WASHINGTON (AP) -- Subway systems are inviting targets for terrorists because they are difficult to secure.
The kind of screening equipment used to check passengers at airports can't be used because it's too slow for systems designed to quickly move large numbers of people.
''Mass transportation systems will always be vulnerable to some extent if we want to keep them as efficient as they are today,'' said Rafi Ron, president of the Washington-based transportation security consulting firm, New Age Solutions.
About 29 million people take commuter trains and subways daily in the United States, with the New York City area accounting for about a third of the total, said Alan Pisarski, a Washington-based national transportation policy analyst. The next-largest systems are Chicago, Washington, Boston and Philadelphia. San Francisco has the largest system on the West Coast.
James Carafano, a homeland security expert with the Heritage Foundation think tank, said trains are a tempting target for terrorists because they're so predictable.

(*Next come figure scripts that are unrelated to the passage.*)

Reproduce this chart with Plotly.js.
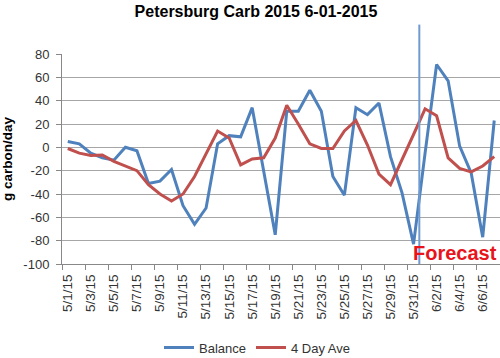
<!DOCTYPE html>
<html>
<head>
<meta charset="utf-8">
<script src="https://cdn.plot.ly/plotly-3.0.1.min.js"></script>
<style>html,body{margin:0;padding:0;background:#fff;}#chart{width:500px;height:358px;}</style>
</head>
<body>
<div id="chart"></div>
<script>
var dates = ["5/1/15","5/2/15","5/3/15","5/4/15","5/5/15","5/6/15","5/7/15","5/8/15","5/9/15","5/10/15",
  "5/11/15","5/12/15","5/13/15","5/14/15","5/15/15","5/16/15","5/17/15","5/18/15","5/19/15","5/20/15",
  "5/21/15","5/22/15","5/23/15","5/24/15","5/25/15","5/26/15","5/27/15","5/28/15","5/29/15","5/30/15",
  "5/31/15","6/1/15","6/2/15","6/3/15","6/4/15","6/5/15","6/6/15","6/7/15"];
var balance = [5,3,-5,-9,-11,0,-3,-31,-29,-19,
  -50,-66,-52,3,10,9,34,-22,-75,31,
  31,49,31,-25,-41,34,28,38,-8,-39,
  -83,-5,71,57,1,-22,-77,23];
var dayAve = [-1,-5,-7,-6.5,-12,-16,-20,-32,-40,-46,
  -40,-25,-6,14,8,-15,-10,-9,8,36,
  20,3,-1,-1,14,23,2,-23,-32,-11,
  11,33,27,-9,-18,-21,-16,-8];
var yTicks = [80,60,40,20,0,-20,-40,-60,-80,-100];
var forecastStart = 30.5;

var font = "Liberation Sans, Arial, sans-serif";
var traces = [
  {x: dates, y: balance, name: "Balance", type: "scatter", mode: "lines",
   line: {color: "#4F81BD", width: 3}},
  {x: dates, y: dayAve, name: "4 Day Ave", type: "scatter", mode: "lines",
   line: {color: "#C0504D", width: 3}}
];
var layout = {
  width: 500, height: 358,
  margin: {l: 62, r: 0, t: 54, b: 94},
  paper_bgcolor: "#fff", plot_bgcolor: "#fff",
  font: {family: font, size: 13, color: "#333"},
  title: {text: "Petersburg Carb 2015 6-01-2015", font: {family: font, size: 16, color: "#000", weight: "bold"},
          x: 0.512, xref: "container", xanchor: "center", y: 0.968, yref: "container", yanchor: "middle"},
  xaxis: {type: "category", categoryorder: "array", categoryarray: dates,
          range: [-0.5, dates.length - 0.5], dtick: 2, tickangle: -90, tickson: "boundaries",
          ticks: "outside", ticklen: 5, tickcolor: "#888", showgrid: false, ticklabelstandoff: 4,
          showline: true, linecolor: "#888", linewidth: 1, tickfont: {size: 13.5, color: "#333"},
          fixedrange: true},
  yaxis: {range: [-100, 80], tickvals: yTicks, ticktext: yTicks.map(String),
          ticks: "outside", ticklen: 5, tickcolor: "#888", ticklabelstandoff: 4,
          showgrid: true, gridcolor: "#a6a6a6", gridwidth: 1, zeroline: false,
          showline: true, linecolor: "#888", linewidth: 1,
          tickfont: {size: 13, color: "#333"},
          title: {text: "g carbon/day", font: {size: 13.5, color: "#000", weight: "bold"}, standoff: 10}},
  showlegend: true,
  legend: {orientation: "h", x: 0.515, xref: "container", xanchor: "center",
           y: 0.029, yref: "container", yanchor: "middle", font: {size: 13, color: "#333"},
           itemwidth: 30, tracegroupgap: 0},
  shapes: [{type: "line", xref: "x", yref: "paper", x0: forecastStart, x1: forecastStart, y0: 0, y1: 1.14,
            line: {color: "#6f9bd0", width: 2}}],
  annotations: [{text: "Forecast", xref: "paper", yref: "paper", x: 0.998, y: -0.01,
                 xanchor: "right", yanchor: "bottom", showarrow: false,
                 font: {family: font, size: 20, color: "#e8141b", weight: "bold"}}]
};
Plotly.newPlot("chart", traces, layout, {displayModeBar: false, staticPlot: true});
</script>
</body>
</html>
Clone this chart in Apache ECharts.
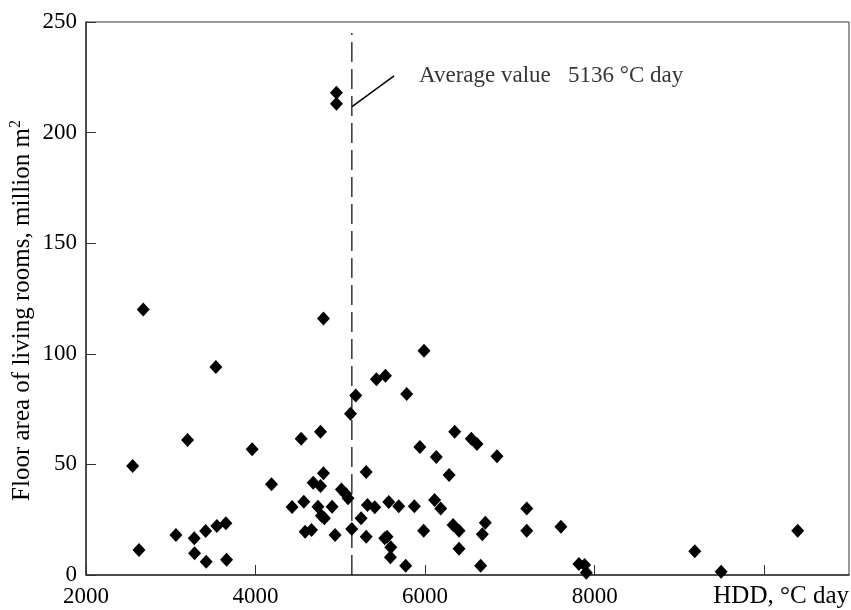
<!DOCTYPE html>
<html>
<head>
<meta charset="utf-8">
<script src="https://cdn.jsdelivr.net/npm/echarts@6/dist/echarts.min.js"></script>
<style>html,body{margin:0;padding:0;background:#fff}#c{width:851px;height:610px}</style>
</head>
<body>
<div id="c"></div>
<script>
// HDD (°C day) of each region
var hdd = [2550,2625,2675,3061,3198,3277,3281,3411,3418,3532,3544,3650,3658,3960,4188,4431,4538,4569,4585,4660,4680,4736,4766,4766,4777,4801,4801,4812,4903,4938,4954,4954,5013,5064,5091,5120,5135,5182,5245,5305,5305,5320,5406,5426,5532,5524,5551,5571,5595,5591,5689,5771,5783,5873,5938,5983,5987,6112,6132,6184,6283,6330,6349,6400,6400,6545,6612,6655,6675,6710,6848,7199,7199,7602,7814,7881,7901,9181,9492,10395];
// Floor area of living rooms (million m2)
var area = [49.3,11.3,120,18.1,61,16.6,9.8,19.9,6.0,94,22.2,23.4,6.9,56.8,41,30.7,61.6,33.1,19.6,20.3,41.7,30.9,64.8,40.2,26.8,46,116,25.6,30.9,18.1,218,213,38.7,36.6,34.7,72.9,20.8,81.2,25.6,46.6,17.3,31.6,30.6,88.5,90.1,16.6,17.3,33,12.5,8.0,31.1,4.2,81.8,31.1,57.9,20.0,101.4,33.9,53.3,30.1,45.2,22.6,64.8,20.0,11.9,61.6,59.2,4.2,18.4,23.6,53.7,30.1,20.0,21.8,5.0,4.5,1.0,10.7,1.5,20.0];
var avgValue = 5136;
var avgLineTop = 245;
var leaderStart = [5138, 211.7];
var leaderEnd = [5634, 225.6];
var avgText = 'Average value   5136 °C day';
var xShownTicks = [2000, 4000, 6000, 8000];

var font = '"Liberation Serif","Times New Roman",serif';
var pts = hdd.map(function(x, i){ return [x, area[i]]; });

var chart = echarts.init(document.getElementById('c'), null, {renderer:'canvas'});
chart.setOption({
  animation: false,
  backgroundColor: '#fff',
  grid: {left: 86, right: 2, top: 22, bottom: 35, show: true, borderColor: '#333', borderWidth: 1,
    outerBoundsMode: 'none', containLabel: false},
  xAxis: {
    type: 'value', min: 2000, max: 11000, interval: 2000,
    name: 'HDD, °C day', nameLocation: 'end', nameGap: 0, nameMoveOverlap: false,
    nameTextStyle: {fontFamily: font, fontSize: 25, color: '#000', align: 'right', verticalAlign: 'top', padding: [9, 0, 0, 0]},
    axisLine: {lineStyle: {color: '#333', width: 1.5}},
    axisTick: {inside: true, length: 10, lineStyle: {color: '#333'}},
    axisLabel: {fontFamily: font, fontSize: 23, color: '#000', margin: 10, showMaxLabel: false,
      formatter: function(v){ return xShownTicks.indexOf(v) >= 0 ? String(v) : ''; }},
    splitLine: {show: false}
  },
  yAxis: {
    type: 'value', min: 0, max: 250, interval: 50,
    name: '{a|Floor area of living rooms, million m}{s|2}', nameLocation: 'middle', nameGap: 50, nameMoveOverlap: false,
    nameTextStyle: {fontFamily: font, fontSize: 25, color: '#000', padding: [0, 24, 0, 0],
      rich: {a: {fontFamily: font, fontSize: 25, color: '#000'}, s: {fontFamily: font, fontSize: 16, color: '#000', padding: [0, 0, 12, 0]}}},
    axisLine: {show: true, lineStyle: {color: '#333', width: 1.5}},
    axisTick: {show: true, inside: true, length: 10, lineStyle: {color: '#333'}},
    axisLabel: {fontFamily: font, fontSize: 23, color: '#000', margin: 9},
    splitLine: {show: false}
  },
  series: [
    {
      type: 'scatter', data: pts, symbol: 'diamond', symbolSize: [13, 14],
      itemStyle: {color: '#000', opacity: 1}, z: 5
    },
    {
      type: 'line', data: [[avgValue, 0], [avgValue, avgLineTop]], symbol: 'none',
      lineStyle: {color: '#000', width: 1.2, type: [20, 7]}, z: 3
    },
    {
      type: 'line', data: [leaderStart, leaderEnd],
      symbol: 'none',
      lineStyle: {color: '#000', width: 1.5}, z: 4
    },
    {
      type: 'scatter', data: [leaderEnd], symbolSize: 2, itemStyle: {color: 'rgba(0,0,0,0)'},
      label: {show: true, position: 'right', distance: 24, formatter: avgText,
        fontFamily: font, fontSize: 23, color: '#000'}, z: 6
    }
  ]
});
</script>
</body>
</html>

''It's very, very easy to do reconnaissance,'' Carafano said.
Some of the deadliest terrorist attacks since Sept. 11, 2001, have been carried out on subway systems, including Thursday's attack in London that killed at least 40 people.
In Madrid, a railway bombing on March 11, 2004, killed 191 people and injured thousands. A month earlier, an explosion ripped through a subway car in the Moscow subway during rush hour, killing 41 people.
The Transportation Security Administration was created by Congress after the Sept. 11 attacks to oversee security of all transportation modes.
Senate Commerce Committee Chairman Ted Stevens, R-Alaska, is among those in Congress who say the TSA has focused too heavily on airport security and has not done enough to protect trains and other forms of transportation.
The TSA missed a Dec. 31 deadline to submit to Congress a comprehensive security plan that covers all transportation modes.